Los árboles lloraron amargamente y dijeron a su creador:
–Creímos que seríamos los seres más altos de la tierra y ahora, el hierro, nuestro destructor, ha sido llamado a la existencia.
A lo que Dios contestó:
–Proporcionaréis vosotros mismos el mango del hacha: sin vuestra ayuda, el hierro no será capaz de haceros daño.

Aún los árboles no sospechaban que faltaba muy poco para que fueran llamados a la existencia otros enemigos implacables: los animales y el hombre.

Esta historia, seguramente muy antigua, la resume un proverbio hindú según el cual “el hacha pidió madera al bosque para su mango y el bosque se la dio”. Pero como veremos, en el mundo de las plantas nunca nada es tan simple como parece, especialmente cuando se trata de las relaciones con hombres y los animales…

En el mundo natural, muchas veces la aparente destrucción se convierte en impulso vital y de la pugna sobreviene el equilibrio. Es así como un gran número de vegetales han desarrollado frente a los herbívoros unas formidables defensas, basadas principalmente en las espinas y poderosos venenos que controlan de forma más o menos efectiva a estos animales. Y éstos curiosamente terminan convirtiéndose en sus mejores aliados ya que consumen otros vegetales que carecen de estas defensas y constituirían una competencia a veces implacable como en el caso de la misma haya frente al tejo o el acebo.

Si lo pensamos, el reino de los animales y el de las plantas se complementan de una forma tan perfecta, dinámica y armoniosa que ambos parecen existir en función del otro y han sido capaces de generar equilibrios como el de nuestra atmósfera en la que el excedente de CO2 que exhalamos unos es absorbido por otros y el Oxígeno que desprenden las plantas lo inhalamos los animales.

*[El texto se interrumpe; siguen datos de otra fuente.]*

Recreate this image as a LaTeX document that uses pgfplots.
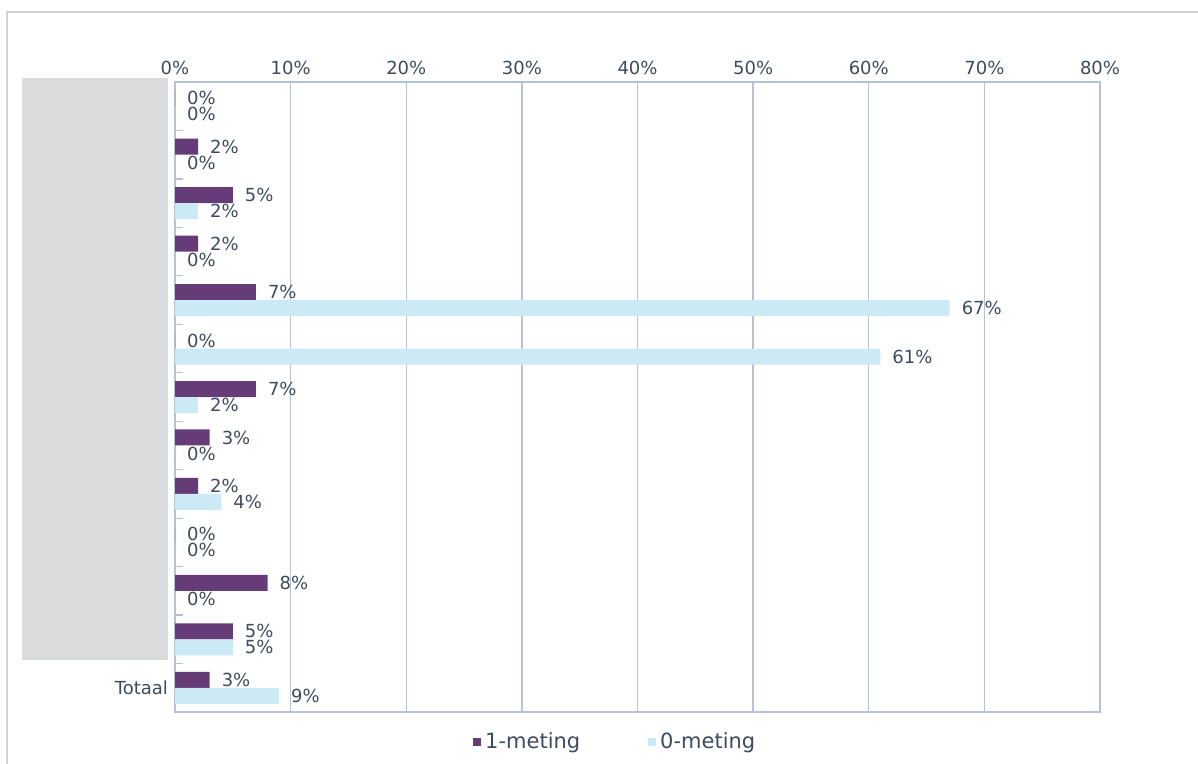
\documentclass[border=0pt]{standalone}
\usepackage{fontspec}
\setmainfont{DejaVu Sans}
\usepackage{pgfplots}
\pgfplotsset{compat=1.18}

\definecolor{meting1}{HTML}{663C78}
\definecolor{meting0}{HTML}{CCEAF6}
\definecolor{txt}{HTML}{3D4B5F}
\definecolor{gridc}{HTML}{B4C2D6}
\definecolor{boxgray}{HTML}{D9DBDD}

\pgfplotstableread{
idx  een  nul
0    0    0
1    2    0
2    5    2
3    2    0
4    7    67
5    0    61
6    7    2
7    3    0
8    2    4
9    0    0
10   8    0
11   5    5
12   3    9
}\metingdata

\begin{document}
\begin{tikzpicture}
  % page frame and the grey block over the category names
  \useasboundingbox (0pt,0pt) rectangle (599pt,382pt);
  \draw[black!18, line width=0.6pt] (3.5pt,0pt) -- (3.5pt,376pt) -- (599pt,376pt);
  \fill[boxgray] (11pt,52pt) rectangle (84pt,343pt);

  \begin{axis}[
      at={(87.5pt,26pt)}, anchor=south west,
      scale only axis,
      width=462.5pt, height=315pt,
      xbar, bar width=8pt,
      xmin=0, xmax=80,
      ymin=-0.5, ymax=12.5,
      y dir=reverse,
      xtick={0,10,...,80},
      xticklabel pos=top,
      xticklabel={\pgfmathprintnumber{\tick}\%},
      xmajorgrids,
      major x grid style={gridc, line width=0.7pt},
      x tick style={draw=none},
      ytick={0,...,12},
      yticklabels={,,,,,,,,,,,,Totaal},
      major y tick style={draw=none},
      minor ytick={0.5,1.5,...,11.5},
      minor y tick style={gridc, line width=0.6pt},
      minor tick length=4pt,
      ytick pos=left, tick align=inside,
      axis line style={gridc, line width=0.7pt},
      ticklabel style={font=\fontsize{9}{10}\selectfont, text=txt},
      /pgf/number format/assume math mode=true,
      point meta=x,
      nodes near coords={\pgfmathprintnumber{\pgfplotspointmeta}\%},
      nodes near coords style={anchor=west, xshift=2.5pt, font=\fontsize{9}{10}\selectfont, text=txt},
      legend columns=2,
      legend style={draw=none, fill=none, at={(0.477,-0.048)}, anchor=center,
        font=\fontsize{10.5}{12}\selectfont, text=txt,
        /tikz/every even column/.append style={column sep=32pt}},
      legend image code/.code={\fill[#1] (0pt,-2pt) rectangle (4pt,2pt);},
    ]
    \addplot[draw=none, fill=meting1, bar shift=4pt] table[x=een, y=idx] {\metingdata};
    \addlegendentry{1-meting}
    \addplot[draw=none, fill=meting0, bar shift=-4pt] table[x=nul, y=idx] {\metingdata};
    \addlegendentry{0-meting}
  \end{axis}
\end{tikzpicture}
\end{document}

La vaca alimenta a la hierba con su estiércol y la hierba alimenta la vaca, en otro círculo perfecto y el paisaje está integrado con frecuencia por seres que realizan funciones tan asombrosamente complementarias que parecería que el todo es un organismo, una sociedad o una entidad con conciencia propia en la que las partes están al servicio de un todo. Esta sensación crece en organismos complejos como los bosques y, si comprendemos el paisaje bajo esta perspectiva, comenzamos a sentirnos parte integrante de un mundo en el que todas las partes son igualmente necesarias e importantes y la supervivencia y bienestar de los individuos o especies está íntimamente relacionada y depende de forma más o menos directa de la supervivencia y el bienestar de los otros.

“Como la sangre que une a una familia, todo esta enlazado”, decía el jefe Seattle.

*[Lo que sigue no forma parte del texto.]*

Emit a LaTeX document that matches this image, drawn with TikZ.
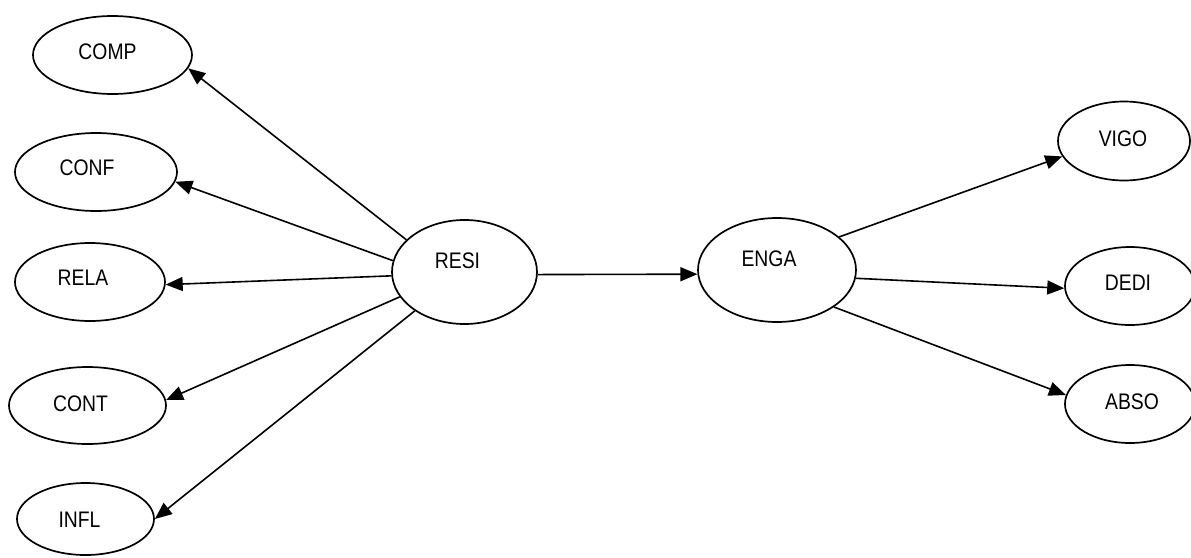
\documentclass[tikz,border=0pt]{standalone}
\usepackage{fontspec}
\setmainfont{Liberation Sans}[FakeStretch=0.86]
\usetikzlibrary{shapes.geometric,arrows.meta}
\newcommand\shiftlbl[3]{\hspace*{#1}\raisebox{#2}[\height][\depth]{#3}\hspace*{-#1}}
\begin{document}
\begin{tikzpicture}[x=1pt,y=-1pt,
  ell/.style={draw, ellipse, line width=1.7pt, inner sep=0pt, font=\fontsize{22.5}{26}\selectfont},
  arr/.style={line width=1.6pt, -{Triangle[length=17pt,width=14pt]}}]
\useasboundingbox (0,0) rectangle (1191,557);
\node[ell, minimum width=159pt, minimum height=78pt] (comp) at (112.5,55) {\shiftlbl{-5pt}{3pt}{COMP}};
\node[ell, minimum width=162pt, minimum height=78pt] (conf) at (96,172) {\shiftlbl{-9pt}{4pt}{CONF}};
\node[ell, minimum width=150pt, minimum height=78pt] (rela) at (90,282) {\shiftlbl{-7pt}{4pt}{RELA}};
\node[ell, minimum width=157pt, minimum height=77pt] (cont) at (87.5,405.5) {\shiftlbl{-7pt}{2pt}{CONT}};
\node[ell, minimum width=137pt, minimum height=72pt] (infl) at (85.5,519) {\shiftlbl{-6pt}{-1pt}{INFL}};
\node[ell, minimum width=145pt, minimum height=104pt] (resi) at (464.5,272) {\shiftlbl{-7pt}{11pt}{RESI}};
\node[ell, minimum width=158pt, minimum height=104pt] (enga) at (777,270) {\shiftlbl{-8pt}{11pt}{ENGA}};
\node[ell, minimum width=132pt, minimum height=79pt] (vigo) at (1124,141) {\shiftlbl{-1pt}{2pt}{VIGO}};
\node[ell, minimum width=130pt, minimum height=78pt] (dedi) at (1130,286) {\shiftlbl{-2pt}{3pt}{DEDI}};
\node[ell, minimum width=130pt, minimum height=78pt] (abso) at (1130,404) {\shiftlbl{2pt}{2pt}{ABSO}};
\draw[arr] (resi.151) -- (comp.-10);
\draw[arr] (resi.171) -- (conf.-7);
\draw[arr] (resi.183) -- (rela.-2);
\draw[arr] (resi.201) -- (cont.4);
\draw[arr] (resi.218) -- (infl.0);
\draw[arr] (resi.-2) -- (enga.183);
\draw[arr] (enga.28) -- (vigo.194);
\draw[arr] (enga.-6) -- (dedi.182);
\draw[arr] (enga.-33) -- (abso.172);
\end{tikzpicture}
\end{document}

Otro proverbio judío dice así:

“Si compras un buey o un asno serán tus servidores mientras vivan; pero si plantas un olivo, serás su servidor mientras vivas.”

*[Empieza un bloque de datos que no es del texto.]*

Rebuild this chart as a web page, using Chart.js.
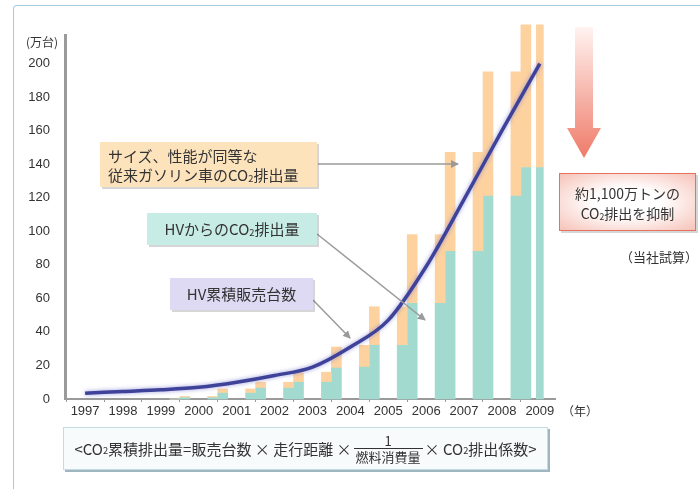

Todo es relativo y depende de la perspectiva con la que se mira. Como los cedros del Líbano, creemos estar en la cúspide de la “creación”. Pero desde otro punto de vista cuando el olivo aprendió a domesticar al hombre encontró un servidor asombrosamente eficaz que multiplicó, plantó y extendió sus hijuelos por regiones, países y continentes; que abona y cava la tierra cuidadosamente y es capaz de transmitir de generación en generación a lo largo de siglos, los olivares y el mejor modo de cuidarlos. Finalmente, de este modo, el olivo ha logrado el utópico sueño de conquistar para su estirpe las más fértiles tierras, de instalarse en montañas concienzudamente talladas para él en forma de cómodas terrazas o en los valles donde el agua llega a sus pies por canales cuando el cielo no trae agua suficiente. Y todo a cambio del exiguo salario de sus frutos. Por si fuera poco, los humanos se reproducen y aprenden con gran facilidad, y se han revelado como uno de los más preciados dones que el Dios de los árboles pudiera haberles otorgado.